Château du Nouveau-Windstein | |
Built: | ca. 1339 |
Type: | rock castle |
Condition: | ruin |
Materials: | rusticated ashlar |
Location: | Windstein |
Occupants: | free nobility |
Coordinates: | 48.9939°N 7.6781°W |
Map Type: | France |
Code: | FR-A |
The Château du Nouveau-Windstein (German: Burg Neuwindstein) is a ruined castle located on a hill west of the commune of Windstein in the Bas-Rhin département of France.
Previously it was assumed that the castle had been built after 1332, probably in 1339, by William of Windstein as a fief of the bishops of Speyer after the destruction of Château du Vieux-Windstein. This record of the construction of a castle, however, probably refers to one on the northern site of Vieux-Windstein. The late Romanesque and early Gothic style of Vieux-Windstein by contrast, proves that the castle must have already existed in the first half of the 13th century.

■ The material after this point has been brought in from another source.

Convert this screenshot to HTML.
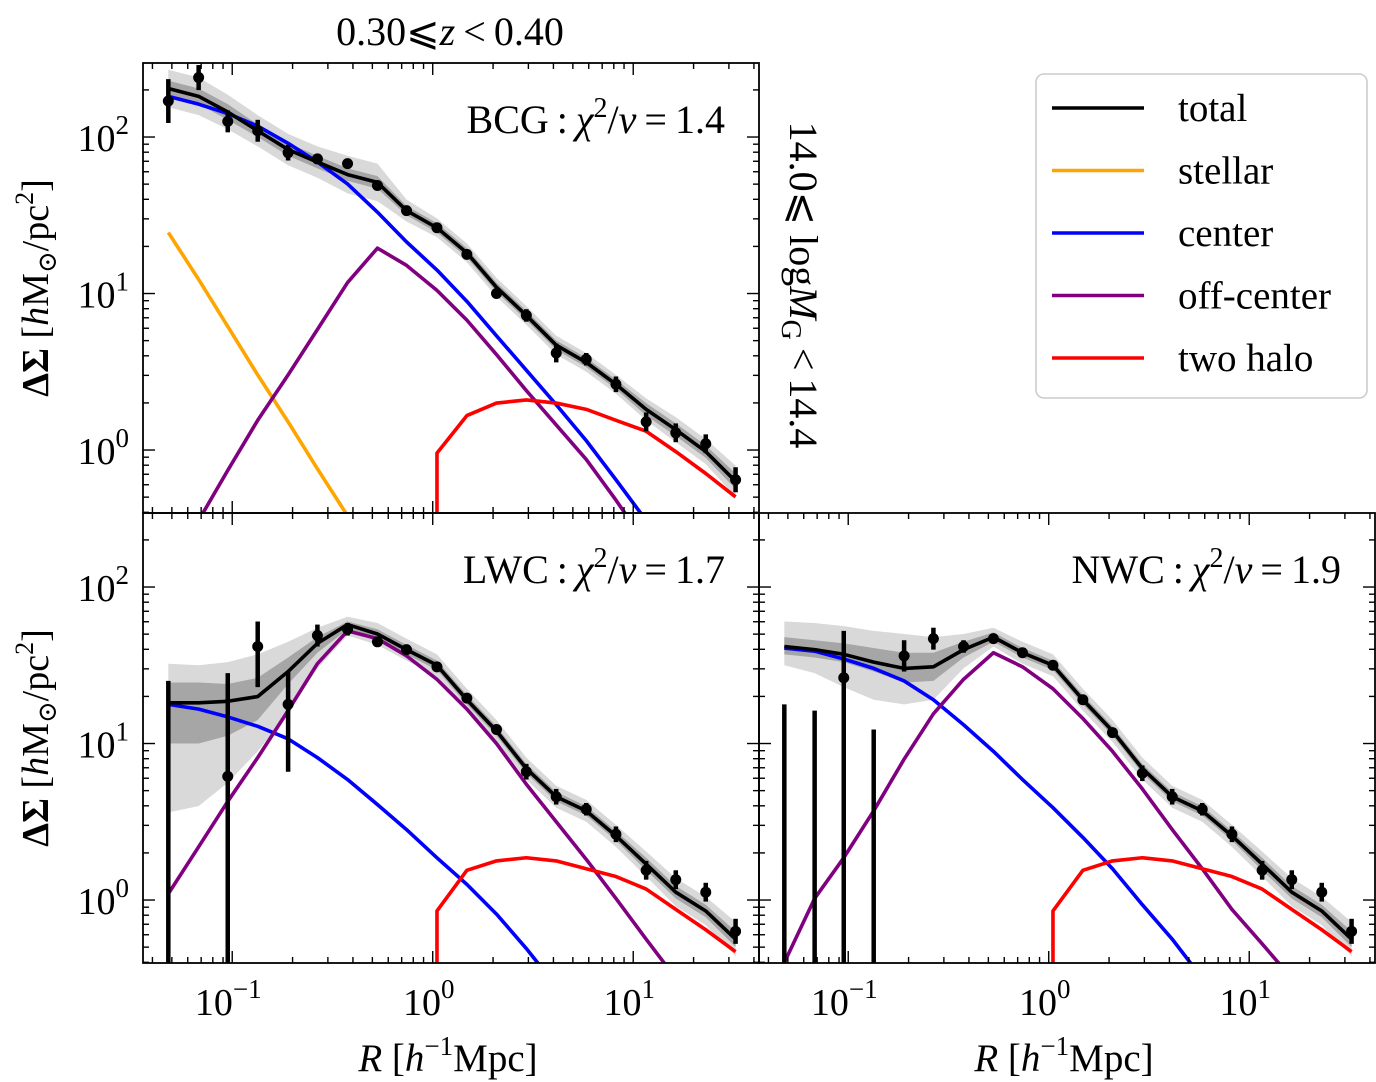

In the 14th and 15th centuries it was the joint property of the lords of Windstein with other families, such as the lords of Lichtenberg, the counts of Leiningen, the Electorate of the Palatinate and the Eckebrechts of Dürkheim. The lords of Windstein was extinguished when Hans Ostertags of Windstein died in 1480.
From the second half of the 17th century the castle was the sole possession of the Eckebrecht family of Dürkheim, but was destroyed in 1676 by the French after an unsuccessful defence by the Electoral Palatine colonel, Wolf Friedrich von Dürkheim. It was not rebuilt.
Today there are still extensive ruins, such as the (no longer accessible) keep of the upper ward with its shield wall, the remains of buildings in the lower ward and a barbican.
Unlike many other rock castles, only a few elements have been hewn out of the Bunter sandstone rock on which it is built. The foundation rock is also not as large as that of a typical rock castle. As a result, there are still massive walls made of rusticated ashlar.
It has been classified since 1983 as a monument historique by the French Ministry of Culture.